Natural Dye Printing by Thea Haines

Plants are the source of colour, imagery and meaning in my work, through drawing, stitch, dye and print.  Our historical relationship with plants is symbiotic – human livelihood inextricably interconnected with the natural world.  The process of my work reflects this; colour gives rise to embroidered marks, which kindle drawn lines, which in turn become the printed image.

While I believe I have already been employing several of TED’s Ten strategies in my practice, the TED Research Group has increased my awareness of the many important issues a designer and maker of objects must consider. 

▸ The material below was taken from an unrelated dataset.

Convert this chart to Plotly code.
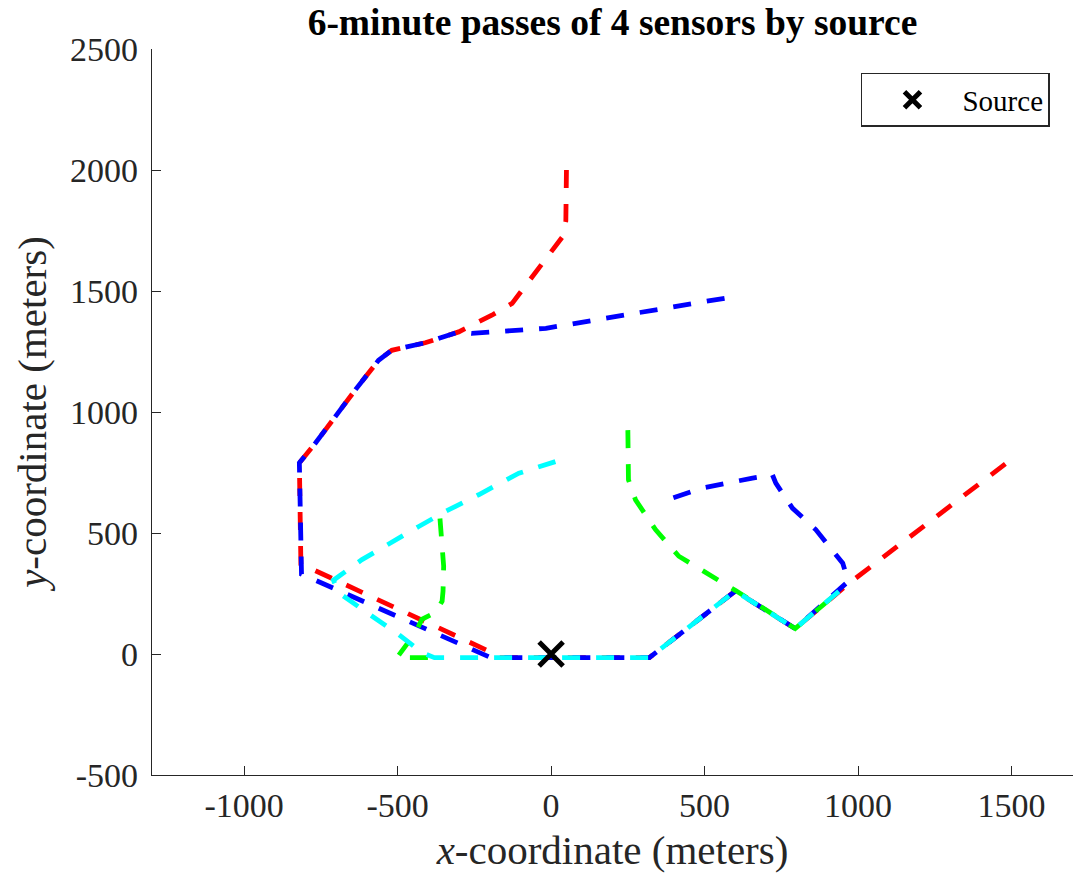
import plotly.graph_objects as go

# Sensor tracks (meters); None breaks a track into separate pieces
red_x = [50, 48, 36, 3, -62, -127, -193, -247, -301, -410, -519, -562, -638, -768, -820,
         -815, -203, -170, 320, 600, 795, 970, 1505]
red_y = [2000, 1790, 1722, 1667, 1557, 1449, 1400, 1365, 1331, 1286, 1255, 1214, 1091, 871, 790,
         372, 12, -15, -15, 260, 105, 292, 810]

blue_x = [565, 296, -17, -259, -301, -410, -519, -562, -638, -768, -820,
          -813, -196, 320, 600, 795, 968, 950, 862, 786, 732, 721, 656, 493, 395]
blue_y = [1470, 1412, 1346, 1325, 1331, 1286, 1255, 1214, 1091, 871, 790,
          330, -15, -15, 260, 105, 300, 375, 514, 603, 706, 740, 727, 686, 644]

green_x = [250, 252, 275, 340, 416, 514, 601, 795, 935, None,
           -362, -350, -352, -355, -377, -421, -442, -502, -400]
green_y = [925, 720, 637, 514, 404, 328, 262, 105, 255, None,
           560, 363, 260, 218, 171, 143, 88, -15, -15]

cyan_x = [14, -105, -236, -344, -431, -529, -616, -709, -692, -584, -497, -420, -380,
          320, 600, 795, 940]
cyan_y = [795, 747, 658, 589, 527, 452, 390, 305, 253, 157, 81, 5, -15,
          -15, 260, 105, 262]

source_x = [0]
source_y = [0]

x_ticks = [-1000, -500, 0, 500, 1000, 1500]
x_tick_text = ["-1000", "-500", "0", "500", "1000", "1500"]
y_ticks = [-500, 0, 500, 1000, 1500, 2000, 2500]
y_tick_text = ["-500", "0", "500", "1000", "1500", "2000", "2500"]

FONT = "Liberation Serif"
AX = "#262626"
DASH = "18px,16px"
LW = 4.8

fig = go.Figure()

tracks = [
    (red_x, red_y, "#ff0000"),
    (blue_x, blue_y, "#0000ff"),
    (green_x, green_y, "#00ff00"),
    (cyan_x, cyan_y, "#00ffff"),
]
for xs, ys, col in tracks:
    fig.add_trace(go.Scatter(
        x=xs, y=ys, mode="lines", showlegend=False, connectgaps=False,
        line=dict(color=col, width=LW, dash=DASH),
        hoverinfo="skip",
    ))

fig.add_trace(go.Scatter(
    x=source_x, y=source_y, mode="markers", name="Source",
    marker=dict(symbol="x-thin", size=24, color="black",
                line=dict(color="black", width=5)),
))

fig.update_layout(
    width=1081, height=873,
    margin=dict(l=152, r=8, t=49, b=98),
    paper_bgcolor="white", plot_bgcolor="white",
    font=dict(family=FONT, color=AX, size=34),
    title=dict(
        text="<b>6-minute passes of 4 sensors by source</b>",
        font=dict(family=FONT, size=37.5, color="black"),
        x=0.5, xanchor="center", xref="paper",
        y=1 - 22 / 873, yanchor="middle", yref="container",
    ),
    xaxis=dict(
        range=[-1300, 1700], tickmode="array", tickvals=x_ticks, ticktext=x_tick_text,
        showgrid=False, zeroline=False, showline=True, linecolor=AX, linewidth=1.3,
        ticks="inside", ticklen=9, tickcolor=AX, tickwidth=1.3, mirror=False,
        tickfont=dict(family=FONT, size=34, color=AX),
        title=dict(text="<i>x</i>-coordinate (meters)",
                   font=dict(family=FONT, size=41, color=AX), standoff=12),
    ),
    yaxis=dict(
        range=[-500, 2500], tickmode="array", tickvals=y_ticks, ticktext=y_tick_text,
        showgrid=False, zeroline=False, showline=True, linecolor=AX, linewidth=1.3,
        ticks="inside", ticklen=9, tickcolor=AX, tickwidth=1.3, mirror=False,
        ticklabelstandoff=6,
        tickfont=dict(family=FONT, size=34, color=AX),
        title=dict(text="<i>y</i>-coordinate (meters)",
                   font=dict(family=FONT, size=41, color=AX), standoff=10),
    ),
    legend=dict(
        x=0.975, xanchor="right", y=0.967, yanchor="top",
        bgcolor="white", bordercolor=AX, borderwidth=1.5,
        font=dict(family=FONT, size=29, color="black"),
        itemwidth=90,
    ),
    showlegend=True,
)

fig.write_html("out.html")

History and nature hold valuable design lessons that increasingly inform my practice. Reconsidering design and lifestyle practices of the past with a critical perspective teach us valuable object lessons.  Different parts of many plants, such as rhubarb may be consumed as food (stalk) and used as dye (leaf). Historical and cultural examples of dress, such as the Mexican huipil, a tunic made from one piece of cloth with very little cutting and no waste, have inspired the forms for my own collection. My own work has always featured personal stories and imagery mined from family history or literature.  Evocative imagery may spark similar memories or reactions in others, creating emotional attachment to objects of enduring value. The focus of my MA project at Chelsea is natural dye printing. I choose to use natural dyes for their wonderful, harmonious colour properties, and to reduce my own chemical exposure and impact on the environment. With any textile print or dyeing process, water and energy use must be of primary consideration. In my future research, I hope to further examine simple technologies such as grey water systems and filtration that would allow for recycling of water used in the dyeing process, allowing residues to be composted, which have been researched and employed by BioDye, an Indian natural dye company. I am absorbed by burgeoning natural dye projects being established by community groups, collectives and grass-roots organizations, which I see as being a part of the larger DIY movement, signaling an intent by people to renew their connection to their food, the landscape and using their hands. My own collective, The Beehive, is engaged in just this kind of activity.